Marital property is often at the center of contention in a divorce case. Among the many types of property that may be considered part of the marital estate are retirement accounts and pension plans, business assets, and inheritance assets—and these assets are often litigated in a seriously contentious manner.
A recent Massachusetts appellate case, Dilanian v. Dilanian, addressed the issues of business assets, inheritances, and pension plans as part of the marital estate.
In the case, the parties were married for thirty-one years, living a comfortably upper-middle-class lifestyle. The wife stayed home, while the husband ran a successful business. He originally started the business with his father but was the sole owner by the time of the divorce proceedings. The parties filed for divorce; while they amicably resolved issues regarding some of the marital property, including the marital home, much of the trial centered around the value of the husband’s business and the husband’s share in various assets. These included pension plans.
The trial judge reviewed the husband’s income from his business. The judge noted that in order to avoid double taxation, the husband paid himself a salary and a year-end bonus each year. This left little funds in the company’s account as retained earnings. The husband’s financial statement reported significant income increases between 2008 and 2010; then, his income was drastically reduced in 2011 and 2012 (after the divorce proceedings started). Yet, at the same time, the amount of cash left in the business accounts increased by over $294,000, contrary to the husband’s prior practice.
The judge found that the husband had artificially lowered his income. He found the husband’s real annual income to be approximately $325,000. The judge ordered alimony to be paid to the wife in the amount of $2,000 per week. In valuing the marital estate, the judge did accept the husband’s valuation of the business. He only added the amount of a promissory note payable to the husband for a personal loan made to the company. The judge allowed the husband to keep the business.

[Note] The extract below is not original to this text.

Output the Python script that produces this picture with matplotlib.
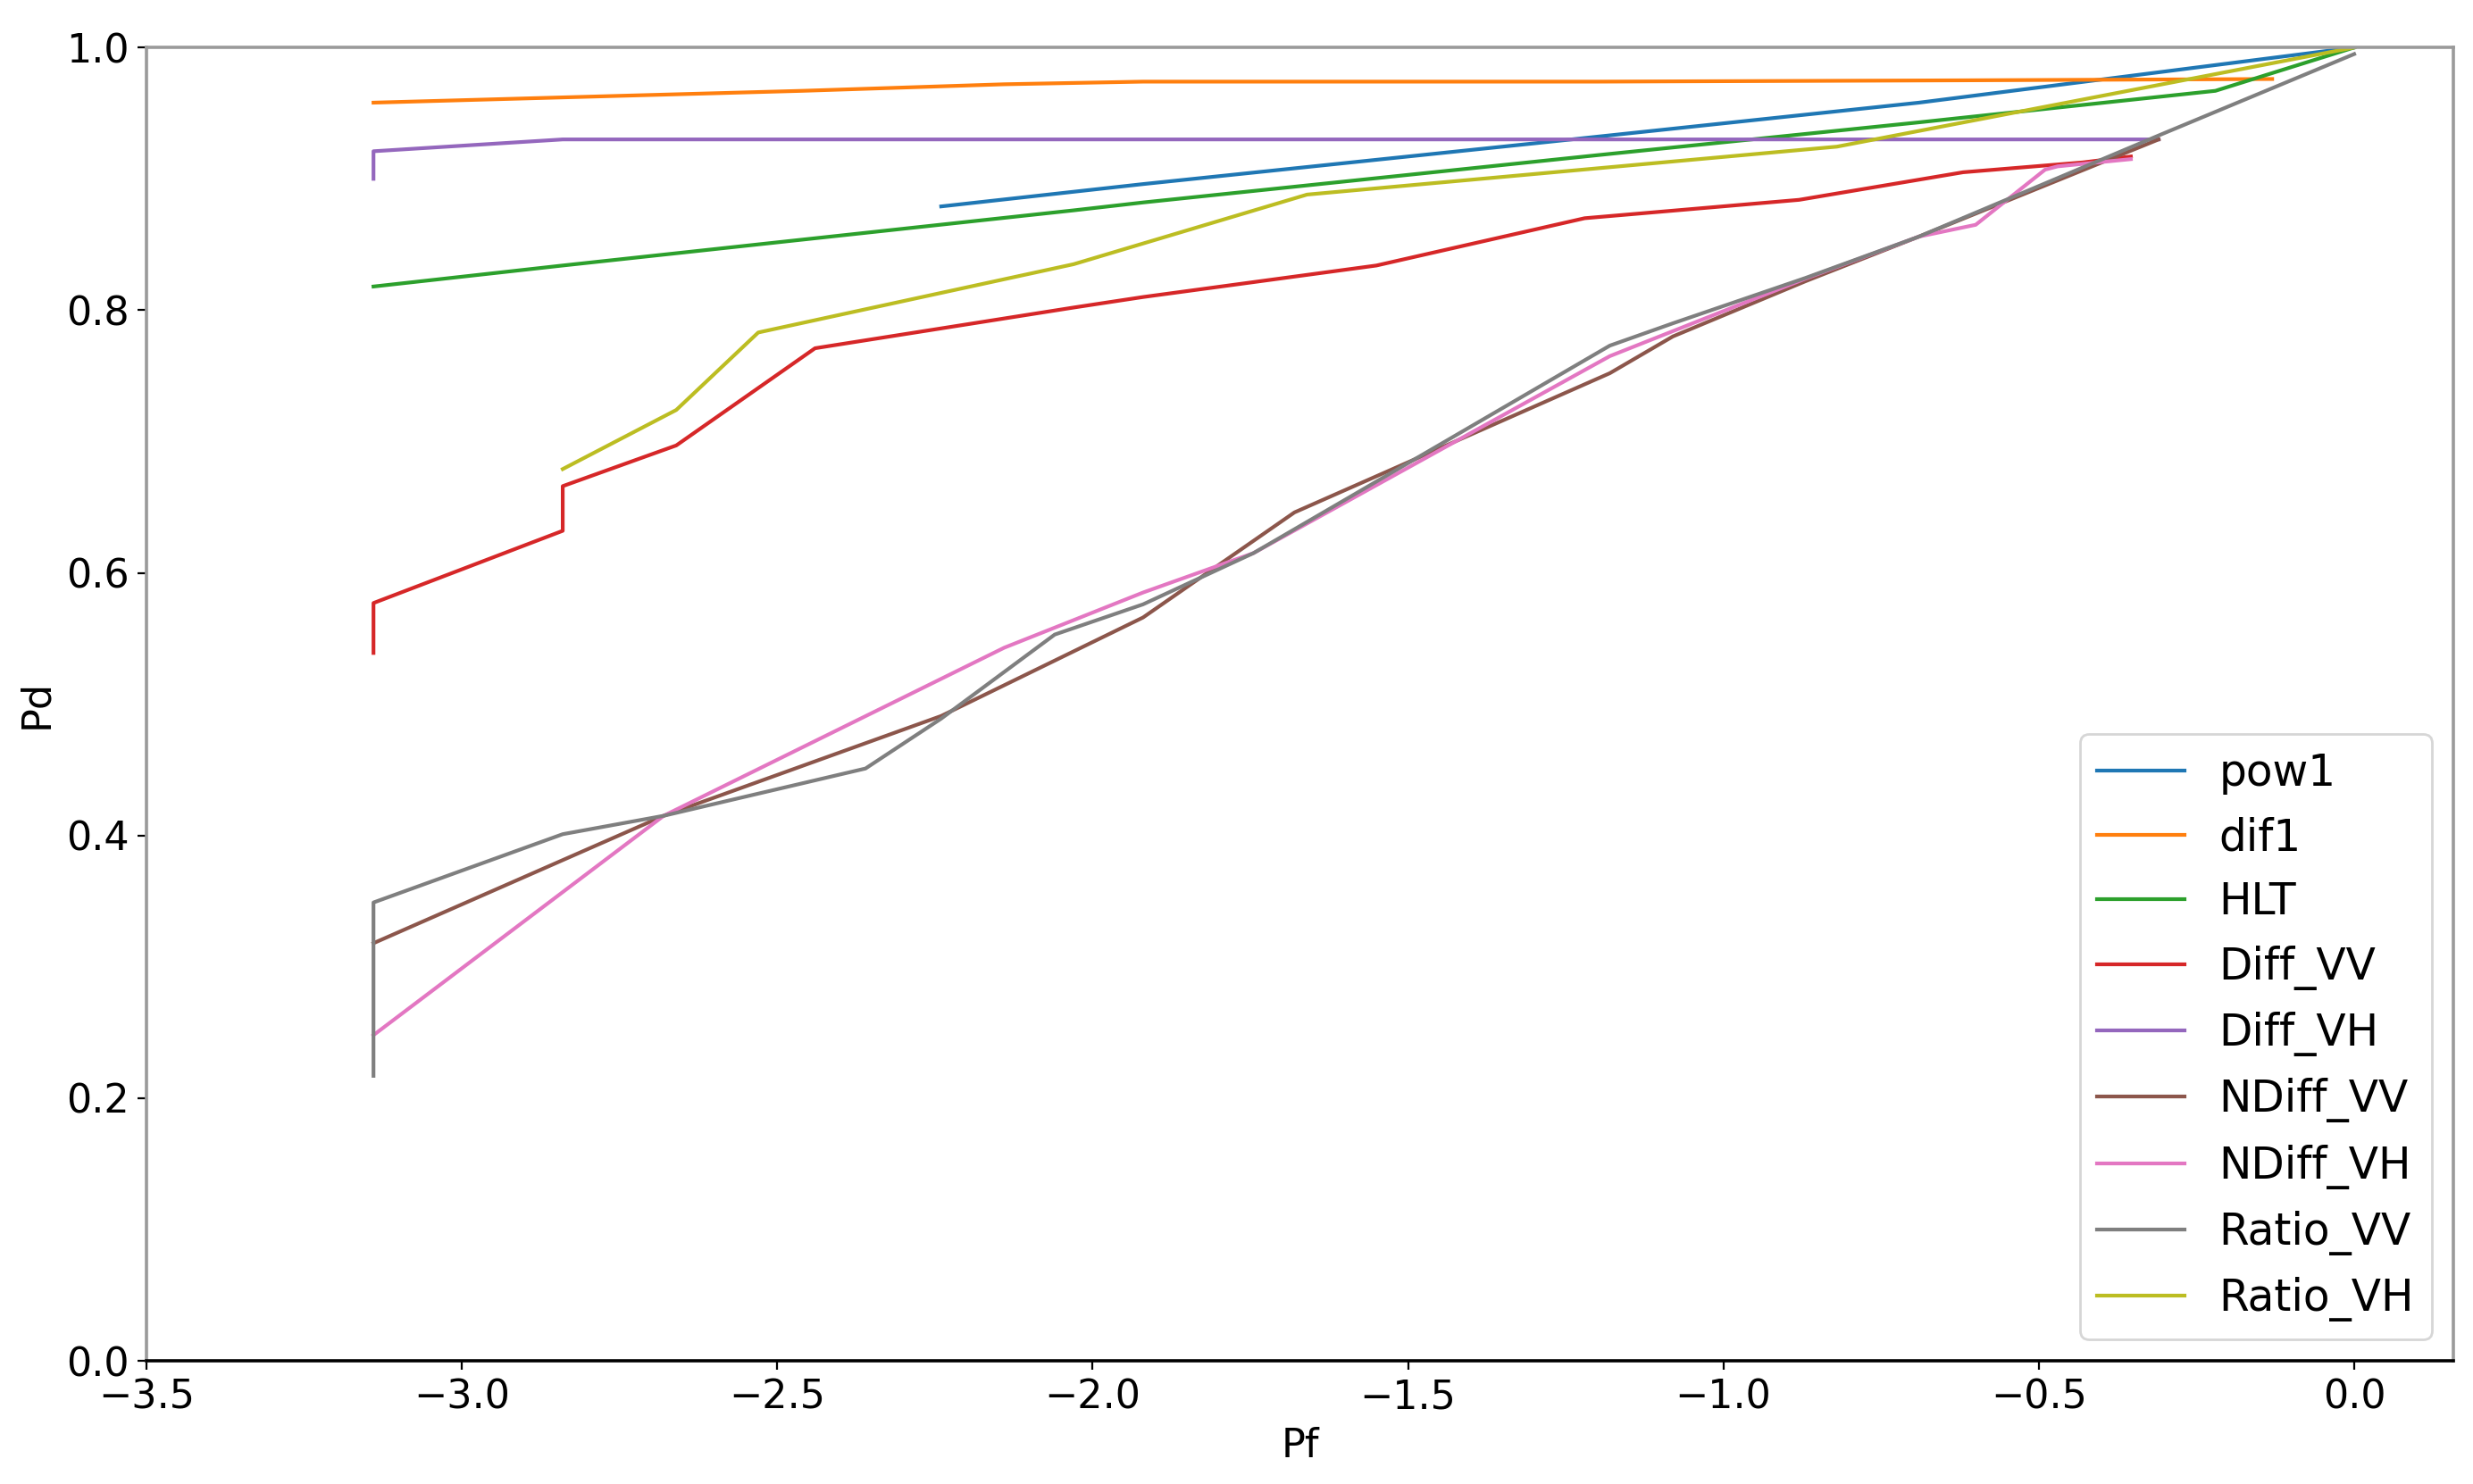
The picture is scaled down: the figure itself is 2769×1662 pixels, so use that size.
import numpy as np
import matplotlib
matplotlib.use('Agg')
import matplotlib.pyplot as plt

# ROC curves (x = log10 Pf, y = Pd)
pow1_x = [-2.24, -1.92, -1.30, -0.69, 0.0]
pow1_y = [0.879, 0.896, 0.927, 0.958, 1.0]

dif1_x = [-3.14, -2.84, -2.46, -2.14, -1.92, -1.20, -0.62, -0.13]
dif1_y = [0.958, 0.962, 0.967, 0.972, 0.974, 0.974, 0.975, 0.976]

hlt_x = [-3.14, -2.84, -2.03, -1.92, -1.20, -0.69, -0.22, 0.0]
hlt_y = [0.818, 0.834, 0.876, 0.882, 0.918, 0.943, 0.967, 1.0]

diff_vv_x = [-3.14, -3.14, -2.84, -2.84, -2.66, -2.44, -2.03, -1.92, -1.55,
             -1.22, -0.88, -0.62, -0.43, -0.354]
diff_vv_y = [0.539, 0.577, 0.632, 0.666, 0.697, 0.771, 0.802, 0.810, 0.834,
             0.870, 0.884, 0.905, 0.9125, 0.917]

diff_vh_x = [-3.14, -3.14, -2.84, -0.31]
diff_vh_y = [0.900, 0.921, 0.930, 0.930]

ndiff_vv_x = [-3.14, -2.68, -2.24, -1.92, -1.68, -1.18, -1.08, -0.87, -0.69, -0.31]
ndiff_vv_y = [0.318, 0.415, 0.491, 0.566, 0.646, 0.752, 0.780, 0.822, 0.856, 0.930]

ndiff_vh_x = [-3.14, -2.68, -2.14, -1.92, -1.745, -1.18, -0.87, -0.69, -0.60,
              -0.49, -0.47, -0.354]
ndiff_vh_y = [0.248, 0.415, 0.543, 0.585, 0.615, 0.765, 0.824, 0.856, 0.865,
              0.907, 0.9095, 0.915]

ratio_vv_x = [-3.14, -3.14, -2.84, -2.68, -2.36, -2.24, -2.06, -1.92, -1.745,
              -1.18, -1.08, -0.87, -0.69, -0.31, 0.0]
ratio_vv_y = [0.217, 0.349, 0.401, 0.415, 0.451, 0.489, 0.553, 0.576, 0.615,
              0.773, 0.790, 0.8245, 0.856, 0.933, 0.995]

ratio_vh_x = [-2.84, -2.66, -2.53, -2.03, -1.66, -0.82, 0.0]
ratio_vh_y = [0.679, 0.724, 0.783, 0.835, 0.888, 0.9245, 1.0]

labels = ['pow1', 'dif1', 'HLT', 'Diff_VV', 'Diff_VH', 'NDiff_VV', 'NDiff_VH',
          'Ratio_VV', 'Ratio_VH']
curves = [(pow1_x, pow1_y), (dif1_x, dif1_y), (hlt_x, hlt_y),
          (diff_vv_x, diff_vv_y), (diff_vh_x, diff_vh_y),
          (ndiff_vv_x, ndiff_vv_y), (ndiff_vh_x, ndiff_vh_y),
          (ratio_vv_x, ratio_vv_y), (ratio_vh_x, ratio_vh_y)]

plt.rcParams['font.size'] = 16

fig = plt.figure(figsize=(13.845, 8.31), dpi=200)
ax = fig.add_axes([0.0592, 0.083, 0.9328, 0.885])

for (x, y), lab in zip(curves, labels):
    ax.plot(x, y, label=lab, linewidth=1.5)

ax.set_xlim(-3.5, 0.157)
ax.set_ylim(0.0, 1.0)
ax.set_xticks(np.arange(-3.5, 0.01, 0.5))
ax.set_yticks(np.arange(0.0, 1.01, 0.2))
ax.set_xlabel('Pf')
ax.set_ylabel('Pd')

for side in ['top', 'right', 'left']:
    ax.spines[side].set_color('#9a9a9a')
    ax.spines[side].set_linewidth(1.3)
ax.spines['bottom'].set_linewidth(1.3)

ax.legend(loc='lower right', fontsize=17.5)

fig.savefig('out.png', dpi=200)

Two pension plans that the husband contributed to during the marriage were at issue. Additionally at issue was an inheritance from his father, which occurred very late in the course of the marriage. The judge found the husband received the inheritance so late it was not “woven into the fabric of the marriage”. It therefore belonged to the husband. However, the judge also ordered the husband to transfer 60% of both pension plans to the wife.
The husband appealed, claiming that the trial judge abused discretion in both the judge’s valuation of the business and in giving the wife 60% of the pension plan benefits. He argued that the company’s defined contribution plan belonged partially to his now-deceased father. Thus, it now belonged partially to his sister, who received part of the father’s estate after the father died.
The Appeals Court disagreed. The Court explained: “contrary to the husband’s argument, the judge’s order will not adversely affect the interests of third persons. The plan documents establish that the beneficiaries of any portion of the defined contribution plan that belonged to the husband’s father are the husband and his sister, in equal shares. The sister, as coexecutor of the estate, signed an estate tax return taking the position that $663,961 of the plan belonged to the father. Accordingly, half of that amount ($331,981) could be claimed by the sister. Once sixty per cent of the plan is transferred to the wife, the remaining amount will be well in excess of the amount the sister claimed in the estate tax return and appears able to claim.”
Valuation of the business:
The Appeals Court also found no issue with the trial judge’s business valuation as part of the marital estate. It held that there was nothing unreasonable in considering the $150,000 note payable part of the value of the company. The Court disagreed with the husband’s assertions that the income imputed by the judge to him at trial was incorrect.
“[C]ontrary to the husband’s assertion, the evidence supported the finding that the husband’s reported income was increasing until he filed for divorce in 2011, and that the husband intentionally reduced his own salary while amassing corporate earnings usually directed toward his personal income,” the Court held. “Given this evidence and the husband’s furtive financial disclosures, including his failure to prepare a 2012 financial statement for [the company], the trial judge could reasonably conclude the husband artificially reduced his income to alter his financial condition in light of the impending divorce.”